Seychelles is the only liberal democracy in the Sub-Saharan Africa region, according to a newly published Democracy Report 2023 by the Varieties of Democracy (V-Dem) Institute of the University of Gothenburg, Sweden.
According to the V-Dem report entitled ‘Defiance in the Face of Autocratisation’, “liberal democracy embodies the importance of protecting individual and minority rights against both the tyranny of the state and the tyranny of the majority.”
It also “captures the horizontal methods of accountability between more or less equally standing institutions that ensure the effective checks and balances between institutions and in particular limit the exercise of executive power.”

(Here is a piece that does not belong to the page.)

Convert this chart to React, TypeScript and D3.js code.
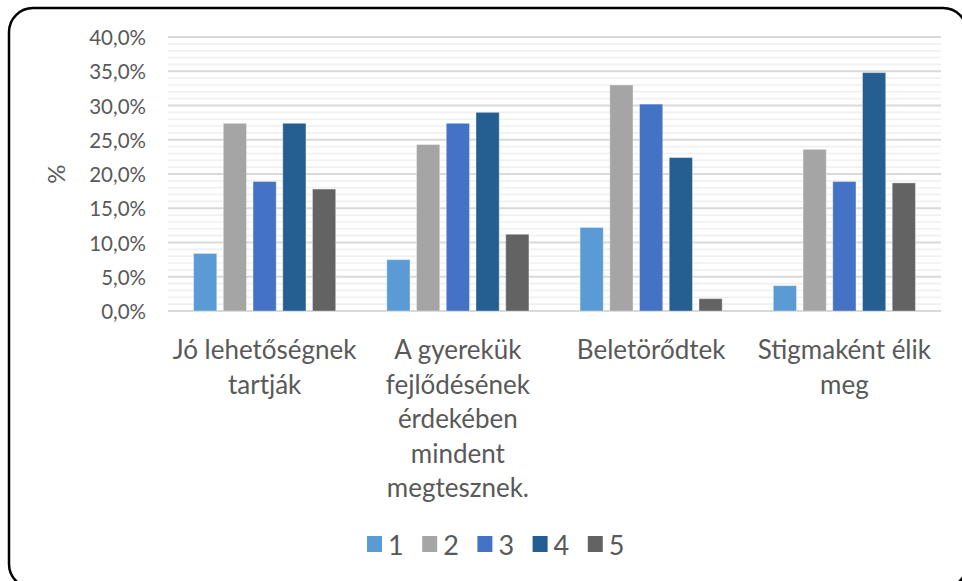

Liberal democracy is measured on three indexes – equality before the law and individual liberty, judicial constraints on the executive, and legislative constraints on the executive.
Seychelles, an archipelago in the western Indian Ocean, is among 15 countries with significant democratisation and is 35th overall on the ranking of 139 countries. Two other countries in the Indian Ocean region, Maldives is 72nd and Mauritius 85th.
On the history graphs of the regimes, Seychelles was an electoral autocracy from 1993 to 2012. It became an electoral democracy from 2013 to 2014 and rose to liberal democracy from 2015 to 2023.
The secretary general of the ruling Linyon Demokratik Seselwa (LDS) party, Gervais Henrie, told SNA that it should be a proud moment for every Seychellois that Seychelles, a small country, is the only liberal democracy in Sub-Saharan African region. 
“For the first time since our independence, we have a president starting his mandate at State House through popular vote. This government is championing its election promise of ‘Seychelles for all its children.’ This is important because it means that basic rights such as freedom of assembly and free speech, collective security, and social and economic benefits will be safeguarded,” he said.
Henrie added that “this ranking comes two years after the historic October 2020 election. We could have been in a better position if the majority of people had understood President Ramkalawan’s message much earlier on.”
V-Dem said that democratisation is when a country is making moves away from autocracy and toward democracy while autocratisation is the opposite, meaning any move away from democracy toward autocracy.
While Seychelles is on an upward trajectory, several countries have declined according to the report.
“In a decade, the level of democracy enjoyed by the average global citizen has deteriorated to levels last seen in 1986 – more than 35. 1986 was the year of the Chernobyl accident and the Reykjavík Summit between Ronald Reagan and Mikhail Gorbachev,” the report pointed out.
It added further that advances in global levels of democracy made over the last 35 years have been wiped out and that 72 percent of the world’s population, 5.7 billion people, live in autocracies by 2022. Only 1 billion people, that is 13 percent of the world’s population, live in liberal democracies.
This is mainly due to the fact that “freedom of expression is deteriorating in 35 countries in 2022 – 10 years ago it was only seven countries. The government censorship of the media is worsening in 47 countries over the last 10 years and government repression of civil society organisations is worsening in 37 countries.”
In Sub-Saharan Africa, a vast majority of people – 68 percent – reside in electoral autocracies, and a total of 79 percent live in autocracies.
V-Dem is an international collaboration involving almost 4,000 scholars from over 180 countries and the V-Dem Institute is hosted at the Department of Political Science, University of Gothenburg.
It produces the largest global dataset on democracy with over 31 million data points for 202 countries from 1789 to 2022.